The life and career of former English footballer and Republic of Ireland manager, Jack Charlton, is skilfully encapsulated in this latest sports-led offering from the Noah Media Group. Filmed during the last 18 months of his life, and showing Charlton living with dementia, this feature documentary delivers a fascinating insight into one of the country’s most celebrated sporting figures.

Directed by Gabriel Clarke (Bobby Robson: More Than A Manager; Steve McQueen: The Man & Le Mans) and Pete Thomas (Adam Hills: Take His Legs), the film follows Charlton’s playing career with Leeds United before moving onto football management, focusing on his decade long tenure with the Irish national team and leading them into two World Cup finals and one European Championship.

The structure is neatly assembled, gradually building a portrait of a man and a manager through archive footage and clips and intercut with recent interviews. Whilst the film has a natural, chronological spine, the filmmakers punctuate the narrative with sequences of Charlton with his family in the present day, this adds another layer of testimony and illuminates some of the impacts and challenges of memory loss on those experiencing it, as well as their carers.

Access is king and by securing Charlton’s family, Clarke and Thomas were able to film many private domestic moments and recollections of Charlton’s life in the months leading up to his death. Reflections from the family also balance the production, by providing a counterpoint to the professional-life commentary in the film.

Contributors include former football players, Andy Townsend, Paul McGrath and Niall Quinn with a line-up of well-known faces including former Taoiseach Bertie Ahern, U2 drummer Larry Mullen Jr., and comedian, Brendan O’Carroll whose voices serve to reflect the cultural importance of the rise in fortunes of Ireland’s football team under Charlton’s leadership.

A slew of handwritten notes that Charlton made over the years reveal his management style and philosophy, and mantras such as ‘be a dictator, … but a nice one’ populate the film to great effect and become an intriguing storytelling tool in their own right.

Charlton’s relationship with his famous younger brother, Sir Bobby Charlton, has always attracted a good deal of interest. A strained and difficult brotherly relationship emerges as the film progresses, but to the filmmakers’ credit they ask the pertinent questions and then move on and avoid pressing further into private family matters and in this instance, the film feels all the more authentic and tender for it.
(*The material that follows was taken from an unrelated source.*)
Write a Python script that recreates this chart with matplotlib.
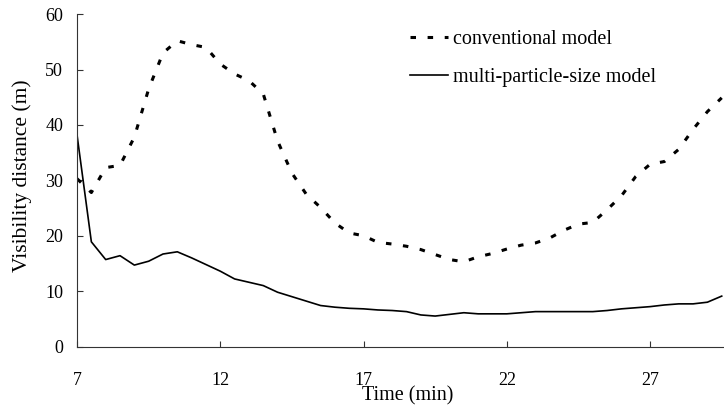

Overall, the production is visually appealing with an eclectic mix of extreme close-ups, stylised wide-shots and a range of soft-focus framings, alongside a glut of terrific archive. Some of the film’s interview settings such as, empty halls and clubhouses are over-used as documentary backdrops. Similarly, the repetitive use of sea imagery in the interview set-ups for one of the film’s key contributors, former Irish squad player Paul McGrath, is another predictable ‘go-to’ location. McGrath talking about his personal struggles and his working relationship with Charlton, is powerful stuff and didn’t need an evocative setting, but these are small gripes.

This is a compelling and poignant film with an appeal that stretches much farther than the football stands, with its down-to-earth portrayal of an ambitious young man who went on to become a football legend - told by those who were closest to him.

Finding Jack Charlton is available on DVD & Digital Download from 23rd November.